As of early October, California’s Pasadena (northeast of L.A.) reported 20 cases and Long Beach (southern L.A.) identified 12 cases. There would be perhaps five cases reported in a normal year. The county website explained how the disease takes hold in the human body:

“Infection happens when the feces from infected fleas are rubbed into cuts or scrapes in the skin or rubbed into the eyes.”

Pasadena health officer Ying-Ying Goh, M.D., explained that treating typhus is expensive:

“Typhus fever is a disease that can cause serious complications requiring lengthy hospitalization, and rarely, death.”

Because the affliction is spread by lice, winter may not slow down its spread, unlike cold-sensitive bacteria.

The Los Angeles Public Health Department identified high-risk areas for epidemic typhoid outbreaks:

“Places where there is an accumulation of trash that attract wild animals like feral cats, rats and opossums that may carry an infected flea may increase the risk of exposure.”

This writer previously covered the unsanitary conditions existing today in San Francisco, north of L.A. Evidently, urban crowding and the rise of tent cities is responsible for the typhus outbreak raging across California.

Aaron Glatt, MD, chairman of medicine and hospital epidemiologist for South Nassau Communities Hospital, Oceanside, NY, said that “homelessness, crowded housing, poor hygiene, [and] poor toiletry habits” contribute to the rise of typhus.

As of November 2018, L.A. health officials have pegged the number of epidemic typhus cases at 107.

Typhus is also breaking out in Texas, and it is also on the rise.
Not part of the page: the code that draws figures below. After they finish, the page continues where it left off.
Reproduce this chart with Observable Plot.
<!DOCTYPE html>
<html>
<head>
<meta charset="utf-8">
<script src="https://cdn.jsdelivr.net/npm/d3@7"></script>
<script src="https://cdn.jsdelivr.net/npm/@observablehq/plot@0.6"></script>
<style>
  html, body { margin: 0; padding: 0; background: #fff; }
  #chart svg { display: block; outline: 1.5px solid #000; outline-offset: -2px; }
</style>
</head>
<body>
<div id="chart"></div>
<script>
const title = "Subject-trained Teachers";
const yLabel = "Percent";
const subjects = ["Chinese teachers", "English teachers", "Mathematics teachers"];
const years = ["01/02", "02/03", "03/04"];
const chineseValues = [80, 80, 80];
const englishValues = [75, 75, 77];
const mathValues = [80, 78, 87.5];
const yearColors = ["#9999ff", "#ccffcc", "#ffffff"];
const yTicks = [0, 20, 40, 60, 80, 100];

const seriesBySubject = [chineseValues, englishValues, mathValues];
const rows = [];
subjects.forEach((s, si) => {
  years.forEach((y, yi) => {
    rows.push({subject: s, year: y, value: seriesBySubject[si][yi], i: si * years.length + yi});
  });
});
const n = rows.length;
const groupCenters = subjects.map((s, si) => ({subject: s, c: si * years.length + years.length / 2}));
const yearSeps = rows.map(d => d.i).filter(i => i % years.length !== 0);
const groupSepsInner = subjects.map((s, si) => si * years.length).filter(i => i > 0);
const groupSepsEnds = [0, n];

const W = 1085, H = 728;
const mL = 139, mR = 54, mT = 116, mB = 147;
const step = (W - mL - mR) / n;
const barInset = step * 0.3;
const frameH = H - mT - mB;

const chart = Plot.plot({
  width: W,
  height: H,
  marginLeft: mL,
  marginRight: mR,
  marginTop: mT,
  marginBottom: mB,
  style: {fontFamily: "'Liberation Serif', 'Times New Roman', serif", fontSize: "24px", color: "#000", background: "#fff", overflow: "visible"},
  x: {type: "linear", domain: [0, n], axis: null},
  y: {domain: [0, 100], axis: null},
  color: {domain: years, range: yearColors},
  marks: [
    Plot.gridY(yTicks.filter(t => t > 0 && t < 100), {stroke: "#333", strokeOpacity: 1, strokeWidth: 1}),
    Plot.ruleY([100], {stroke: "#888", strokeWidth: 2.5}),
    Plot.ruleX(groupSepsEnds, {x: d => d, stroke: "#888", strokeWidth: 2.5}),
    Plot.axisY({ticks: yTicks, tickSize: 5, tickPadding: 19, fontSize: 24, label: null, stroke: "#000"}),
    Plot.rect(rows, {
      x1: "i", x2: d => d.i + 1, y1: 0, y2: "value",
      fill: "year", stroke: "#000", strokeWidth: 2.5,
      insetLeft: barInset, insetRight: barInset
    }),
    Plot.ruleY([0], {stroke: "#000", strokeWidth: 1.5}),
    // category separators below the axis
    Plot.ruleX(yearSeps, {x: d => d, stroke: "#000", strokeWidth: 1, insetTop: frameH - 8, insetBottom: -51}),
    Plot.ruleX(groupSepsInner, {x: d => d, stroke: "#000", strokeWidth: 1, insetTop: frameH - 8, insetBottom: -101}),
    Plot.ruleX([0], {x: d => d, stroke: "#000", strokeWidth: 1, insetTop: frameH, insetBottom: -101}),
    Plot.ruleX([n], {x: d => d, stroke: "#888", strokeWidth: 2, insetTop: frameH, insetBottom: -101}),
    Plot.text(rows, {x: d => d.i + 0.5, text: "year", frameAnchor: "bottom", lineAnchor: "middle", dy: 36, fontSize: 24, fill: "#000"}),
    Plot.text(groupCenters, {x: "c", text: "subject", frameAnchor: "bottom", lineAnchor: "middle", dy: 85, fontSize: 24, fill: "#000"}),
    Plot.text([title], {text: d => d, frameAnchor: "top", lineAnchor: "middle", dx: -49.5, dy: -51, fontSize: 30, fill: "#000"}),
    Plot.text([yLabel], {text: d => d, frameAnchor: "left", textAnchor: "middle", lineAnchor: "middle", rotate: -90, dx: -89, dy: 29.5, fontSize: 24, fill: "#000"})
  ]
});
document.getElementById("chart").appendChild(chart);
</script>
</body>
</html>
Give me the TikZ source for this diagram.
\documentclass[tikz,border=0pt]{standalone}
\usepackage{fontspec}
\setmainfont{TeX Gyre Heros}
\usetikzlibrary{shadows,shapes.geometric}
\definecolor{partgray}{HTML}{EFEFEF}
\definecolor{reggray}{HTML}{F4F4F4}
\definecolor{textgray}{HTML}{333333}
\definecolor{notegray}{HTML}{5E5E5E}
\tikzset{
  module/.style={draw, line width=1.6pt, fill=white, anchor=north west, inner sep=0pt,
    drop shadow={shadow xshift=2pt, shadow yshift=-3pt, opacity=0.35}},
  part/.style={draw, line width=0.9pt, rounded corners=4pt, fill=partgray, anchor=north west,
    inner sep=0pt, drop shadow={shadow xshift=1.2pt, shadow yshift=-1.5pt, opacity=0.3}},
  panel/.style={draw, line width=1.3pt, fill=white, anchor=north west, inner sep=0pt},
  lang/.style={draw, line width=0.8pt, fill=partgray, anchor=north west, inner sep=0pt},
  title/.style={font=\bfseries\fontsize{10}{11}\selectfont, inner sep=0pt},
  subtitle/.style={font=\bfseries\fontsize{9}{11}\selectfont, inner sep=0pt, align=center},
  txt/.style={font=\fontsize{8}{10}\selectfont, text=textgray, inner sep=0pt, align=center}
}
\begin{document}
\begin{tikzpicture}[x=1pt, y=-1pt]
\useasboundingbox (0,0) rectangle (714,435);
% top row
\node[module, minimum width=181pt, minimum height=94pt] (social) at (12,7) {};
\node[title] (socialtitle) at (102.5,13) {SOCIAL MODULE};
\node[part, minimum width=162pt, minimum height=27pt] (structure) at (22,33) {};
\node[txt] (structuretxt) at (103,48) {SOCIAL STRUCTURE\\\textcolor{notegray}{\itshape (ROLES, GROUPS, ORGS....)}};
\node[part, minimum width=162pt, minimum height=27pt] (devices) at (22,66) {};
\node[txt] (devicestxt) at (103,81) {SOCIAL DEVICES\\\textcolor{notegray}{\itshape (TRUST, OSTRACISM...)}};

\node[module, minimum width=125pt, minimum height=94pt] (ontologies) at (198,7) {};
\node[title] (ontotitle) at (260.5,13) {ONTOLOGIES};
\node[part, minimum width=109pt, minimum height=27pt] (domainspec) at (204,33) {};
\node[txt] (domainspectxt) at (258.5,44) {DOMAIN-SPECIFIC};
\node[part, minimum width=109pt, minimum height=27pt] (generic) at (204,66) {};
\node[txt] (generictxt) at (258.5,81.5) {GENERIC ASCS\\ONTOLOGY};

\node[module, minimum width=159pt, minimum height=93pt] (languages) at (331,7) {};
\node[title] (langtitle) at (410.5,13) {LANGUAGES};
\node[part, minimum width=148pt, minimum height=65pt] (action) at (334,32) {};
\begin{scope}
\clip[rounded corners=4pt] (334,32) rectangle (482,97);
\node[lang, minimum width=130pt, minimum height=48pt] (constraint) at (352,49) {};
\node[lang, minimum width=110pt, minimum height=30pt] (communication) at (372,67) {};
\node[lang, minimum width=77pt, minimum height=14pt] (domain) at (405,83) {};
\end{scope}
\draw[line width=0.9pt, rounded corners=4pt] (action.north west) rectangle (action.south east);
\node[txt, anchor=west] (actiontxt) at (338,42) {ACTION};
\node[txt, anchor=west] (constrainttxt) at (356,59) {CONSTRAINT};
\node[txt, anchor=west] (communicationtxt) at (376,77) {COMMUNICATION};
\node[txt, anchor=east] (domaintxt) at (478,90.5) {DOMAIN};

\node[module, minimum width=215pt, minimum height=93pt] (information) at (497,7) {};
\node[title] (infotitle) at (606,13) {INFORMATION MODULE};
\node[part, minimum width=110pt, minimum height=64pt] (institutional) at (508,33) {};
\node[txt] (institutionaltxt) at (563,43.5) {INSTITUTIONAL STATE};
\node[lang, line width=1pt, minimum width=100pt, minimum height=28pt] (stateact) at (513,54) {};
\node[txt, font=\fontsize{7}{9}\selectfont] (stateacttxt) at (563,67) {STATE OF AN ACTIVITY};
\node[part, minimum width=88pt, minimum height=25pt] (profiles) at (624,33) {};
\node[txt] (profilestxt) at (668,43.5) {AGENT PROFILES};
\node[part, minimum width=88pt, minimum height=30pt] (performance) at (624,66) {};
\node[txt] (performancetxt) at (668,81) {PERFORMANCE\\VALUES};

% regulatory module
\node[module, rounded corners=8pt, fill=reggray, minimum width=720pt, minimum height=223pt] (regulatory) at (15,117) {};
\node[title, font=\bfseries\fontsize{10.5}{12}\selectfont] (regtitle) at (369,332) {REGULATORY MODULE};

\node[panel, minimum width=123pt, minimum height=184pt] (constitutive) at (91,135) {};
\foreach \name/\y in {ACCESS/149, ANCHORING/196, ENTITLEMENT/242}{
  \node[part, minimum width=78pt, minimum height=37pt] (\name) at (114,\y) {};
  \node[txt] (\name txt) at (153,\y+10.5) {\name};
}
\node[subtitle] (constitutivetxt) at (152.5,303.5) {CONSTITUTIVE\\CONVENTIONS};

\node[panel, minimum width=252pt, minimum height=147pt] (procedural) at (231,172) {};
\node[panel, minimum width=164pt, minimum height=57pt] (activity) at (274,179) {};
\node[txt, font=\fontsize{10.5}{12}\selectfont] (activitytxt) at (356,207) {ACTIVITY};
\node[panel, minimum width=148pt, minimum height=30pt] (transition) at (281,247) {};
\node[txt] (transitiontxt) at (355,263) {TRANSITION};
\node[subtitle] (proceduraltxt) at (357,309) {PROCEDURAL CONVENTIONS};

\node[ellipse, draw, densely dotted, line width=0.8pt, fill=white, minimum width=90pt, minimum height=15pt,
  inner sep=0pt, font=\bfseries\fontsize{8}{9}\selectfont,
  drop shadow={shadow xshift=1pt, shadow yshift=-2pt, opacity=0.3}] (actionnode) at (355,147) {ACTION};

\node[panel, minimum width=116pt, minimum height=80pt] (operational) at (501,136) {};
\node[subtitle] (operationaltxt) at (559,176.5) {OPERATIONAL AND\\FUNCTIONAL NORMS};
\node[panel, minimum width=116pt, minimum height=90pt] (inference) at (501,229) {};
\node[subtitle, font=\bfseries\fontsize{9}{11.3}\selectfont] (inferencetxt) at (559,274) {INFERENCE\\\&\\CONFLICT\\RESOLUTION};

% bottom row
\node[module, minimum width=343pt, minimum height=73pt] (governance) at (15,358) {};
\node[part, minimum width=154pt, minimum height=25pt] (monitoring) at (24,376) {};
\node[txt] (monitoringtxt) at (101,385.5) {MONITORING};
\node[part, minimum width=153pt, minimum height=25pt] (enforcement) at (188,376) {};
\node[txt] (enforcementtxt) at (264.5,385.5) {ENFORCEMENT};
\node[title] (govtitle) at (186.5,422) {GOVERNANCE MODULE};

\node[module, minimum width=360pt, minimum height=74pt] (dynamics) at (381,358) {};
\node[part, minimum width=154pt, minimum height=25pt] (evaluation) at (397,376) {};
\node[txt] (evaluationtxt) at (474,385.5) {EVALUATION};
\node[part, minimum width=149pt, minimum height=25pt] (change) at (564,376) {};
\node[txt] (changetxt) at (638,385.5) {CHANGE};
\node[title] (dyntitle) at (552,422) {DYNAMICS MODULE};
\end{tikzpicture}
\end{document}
Houston and Galveston are leading the state in the number of reported cases:

“The Texas health department reports there were 519 cases of typhus in 2017, more than three times the number in 2010. The uptick represents the fourth consecutive year that the number has increased. Harris County recorded 71 of the cases last year, up from 32 cases in 2016. Galveston County has already reported more cases in 2018, 18, than in all of last year.”

Epidemic typhus is a health problem that, in the long run, is best solved economically, by providing jobs and sanitary housing to homeless street people and slum dwellers. This is a daunting task but not impossible.

Years of urban blight and economic downturn are now taking their toll, manifesting as a rampant pestilence. Is epidemic typhus the tip of the iceberg? Will other deadly diseases, thought to be all but extinct, resurface in places with substandard living conditions?

Let’s not wait to find out, shall we? Instead, we can work together to find effective and realistic solutions to this medical crisis that spring from overcrowding and dirty slums.